The Church’s use of the Scriptures in her liturgy is the most organic and efficacious way for us to assimilate the Scriptures and, through them, to contemplate Our Lord. Holy Mother Church utilizes excerpts from Philippians 2 in the Mass and Divine Office on occasions when she especially recalls the sufferings of her heavenly Bridegroom.[12] The entirety of the hymn (vs. 5-11) forms the Lesson for Palm Sunday’s Mass, which is chanted shortly after the priest changes into violet vestments from the joyful red of the palm procession – a liturgical change of mood unparalleled in the annual cycle. The resultant descent into liturgical pathos, aided by the rubric mandating a genuflection at verse 10, is most moving. On that same day, for the offices of Terce, Sext, None, and Vespers, small portions of the hymn are used for the Little Chapter which immediately follows the Psalms. Again, at None, when verse 10 is read, the rubric directs all in choir to genuflect at the mention of the name of Jesus. The feasts of the Holy Cross (the Exultation on September 14 and the Finding of the True Cross on May 3) also employ the hymn in the Mass and Office.

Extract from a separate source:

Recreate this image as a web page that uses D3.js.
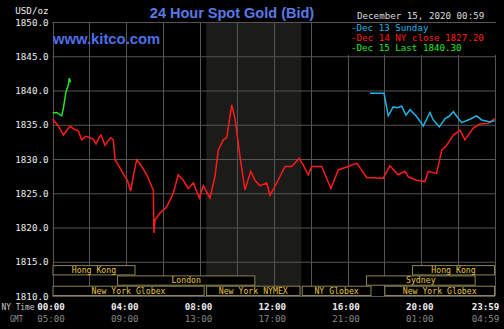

Ad rem to these liturgical considerations of our passage are the sobering and hortatory words of Abbot Prosper Guéranger, from his commentary on Palm Sunday:

“In obedience to the wishes of the Church, we have knelt down at those words of the apostle, where he says that every knee should bow at the holy name of Jesus. If there be one time of the year rather than another, when the Son of God has a right to our fervent adorations, it is this week, when we see Him insulted in His Passion. Not only should His sufferings excite us to tender compassion; we should also keenly resent the insults that are heaped upon our Jesus, the God of infinite majesty. Let us strive, by our humble homage, to make Him amends for the indignities He suffered in atonement for our pride. Let us unite with the holy angels, who, witnessing what He has gone though for the love of man, prostrate themselves, in profoundest adoration, at the sight of His humiliations.”[13]


[1] Inserted only to give a better sense of the heretical reading.

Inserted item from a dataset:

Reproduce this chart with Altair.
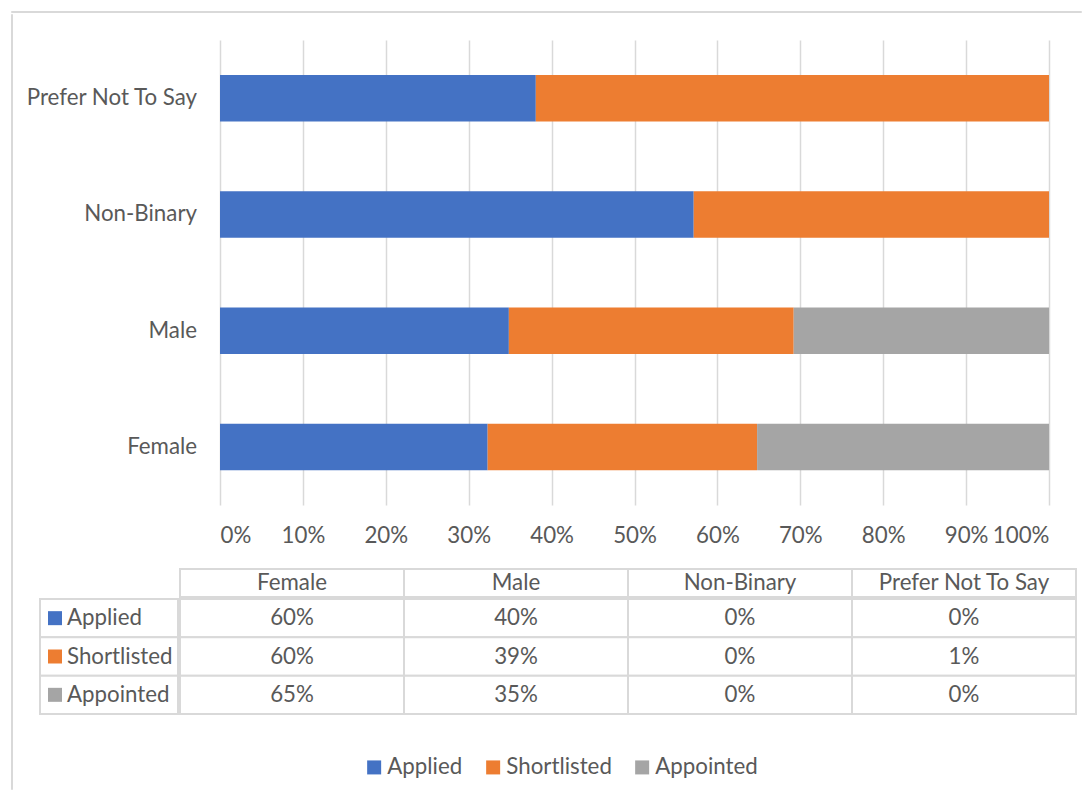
import altair as alt
import pandas as pd

genders = ["Female", "Male", "Non-Binary", "Prefer Not To Say"]
bar_order = ["Prefer Not To Say", "Non-Binary", "Male", "Female"]
series = ["Applied", "Shortlisted", "Appointed"]
applied = [59.6, 39.6, 0.4, 0.4]
shortlisted = [60.0, 39.05, 0.3, 0.65]
appointed = [65.0, 35.0, 0.0, 0.0]
colors = ["#4472C4", "#ED7D31", "#A5A5A5"]
ticks = [0, 0.1, 0.2, 0.3, 0.4, 0.5, 0.6, 0.7, 0.8, 0.9, 1.0]

rows = []
for si, (s, vals) in enumerate(zip(series, [applied, shortlisted, appointed])):
    for g, v in zip(genders, vals):
        rows.append({"series": s, "idx": si, "gender": g, "value": v, "share": v / 100})
df = pd.DataFrame(rows)

FONT = "Lato"
FS = 22.3
TC = "#595959"
GRID = "#d9d9d9"

color_scale = alt.Scale(domain=series, range=colors)
band0 = alt.Scale(paddingInner=0, paddingOuter=0)
cat_scale = alt.Scale(paddingInner=0.6, paddingOuter=0.3)
one = pd.DataFrame({"s": [0]})


def blank(w, h, **kw):
    return alt.Chart(one).mark_point(opacity=0, size=1, strokeWidth=0, filled=True).properties(
        width=w, height=h, **kw)


frame_view = alt.ViewBackground(stroke=GRID, strokeWidth=1)
vline = blank(1, 775, view=frame_view)
hline = blank(1070, 1, view=frame_view)

# category labels to the left of the bars
ylab = alt.Chart(pd.DataFrame({"gender": bar_order})).mark_text(
    align="right", font=FONT, fontSize=FS, color=TC
).encode(
    x=alt.value(157),
    y=alt.Y("gender:N", sort=bar_order, scale=cat_scale, axis=None),
    text="gender:N",
).properties(width=180, height=465)

bars = alt.Chart(df).mark_bar().encode(
    x=alt.X("value:Q", stack="normalize",
            scale=alt.Scale(domain=[0, 1], nice=False),
            axis=alt.Axis(values=ticks, format=".0%", grid=True, gridColor=GRID,
                          gridWidth=1.5, domain=False, ticks=False, labelPadding=19,
                          labelFontSize=FS, labelColor=TC, labelFont=FONT, title=None)),
    y=alt.Y("gender:N", sort=bar_order, scale=cat_scale, axis=None),
    color=alt.Color("series:N", scale=color_scale, sort=series,
                    legend=alt.Legend(orient="none", legendX=352, legendY=745,
                                      direction="horizontal", title=None,
                                      symbolType="square", symbolSize=196,
                                      symbolStrokeWidth=0, labelFontSize=FS,
                                      labelFont=FONT, labelColor=TC,
                                      columnPadding=19, labelOffset=2)),
    order=alt.Order("idx:Q", sort="ascending"),
).properties(width=829, height=465)

hdr = pd.DataFrame({"gender": genders})
hbase = alt.Chart(hdr).encode(
    x=alt.X("gender:N", sort=genders, axis=None, scale=band0))
header_chart = alt.layer(
    hbase.mark_rect(fill="white", stroke=GRID, strokeWidth=2),
    hbase.mark_text(font=FONT, fontSize=FS, color=TC).encode(text="gender:N"),
).properties(width=896, height=28)

bbase = alt.Chart(df).encode(
    x=alt.X("gender:N", sort=genders, axis=None, scale=band0),
    y=alt.Y("series:N", sort=series, axis=None, scale=band0))
body_chart = alt.layer(
    bbase.mark_rect(fill="white", stroke=GRID, strokeWidth=2),
    bbase.mark_text(font=FONT, fontSize=FS, color=TC).encode(
        text=alt.Text("share:Q", format=".0%")),
).properties(width=896, height=115)

lab = pd.DataFrame({"series": series})
lbase = alt.Chart(lab).encode(
    y=alt.Y("series:N", sort=series, axis=None, scale=band0))
label_chart = alt.layer(
    lbase.mark_rect(fill="white", stroke=GRID, strokeWidth=2),
    lbase.mark_square(size=196, opacity=1, strokeWidth=0).encode(
        x=alt.value(15),
        color=alt.Color("series:N", scale=color_scale, sort=series, legend=None)),
    lbase.mark_text(align="left", font=FONT, fontSize=FS, color=TC).encode(
        x=alt.value(27), text="series:N"),
).properties(width=138, height=115)

row1 = alt.hconcat(ylab, bars, spacing=0)
header_row = alt.hconcat(blank(139, 28), header_chart, spacing=0)
body_row = alt.hconcat(label_chart, body_chart, spacing=0)

main = alt.vconcat(blank(1, 26), row1, blank(1, 21), header_row, body_row, spacing=0)

chart = alt.vconcat(
    hline,
    alt.hconcat(vline, main, spacing=12),
    spacing=0,
).configure_view(stroke=None).properties(
    padding={"left": 2, "top": 2, "right": 0, "bottom": 0})

chart.save("out.html", embed_options={"renderer": "svg", "actions": False})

[2] Parente, Pietro; Piolanti, Antonio; and Garofalo, Salvatore, Dictionary of Dogmatic Theology, translated by Emmanuel Doronzo, O.M.I., S.T.D., Ph.D. (Milwaukee: The Bruce Publishing Company, 1951) p. 161.

[3] Prat, S.J., Ferdinand, The Theology of St. Paul Vol. I, translated from the Eleventh French Edition by John L. Stoddard. (Westminster, Md.: The Newman Bookshop, 1952), pp. 456-465.

[4] Chrysostom, St. John, Homily VI, 1 and 2., cited in Prat., p. 458.

[5] Ibid, 459.

[6] Ibid.

[7] Ibid.

[8] Class notes: “Lesson 3: The New Testament: St. Paul’s Hymns of Christ,” http://home.comcast.net/~icuweb/c03703.htm.

[9] Homily VI, I cited in Prat., p. 461.

[10] Prat., 462.

[11] Ibid., 461.

[12] The references here are to the Traditional Roman Rite, the ritual with which I am familiar.

[13] Guéranger, Dom Prosper, O.S.B., The Liturgical Year, Vol. 6: Passiontide and Holy Week, translated from the French by Dom Laurence Shepherd, O.S.B. (Fitzwilliam, N.H.: Loreto Publications, 2000), pp. 219-220.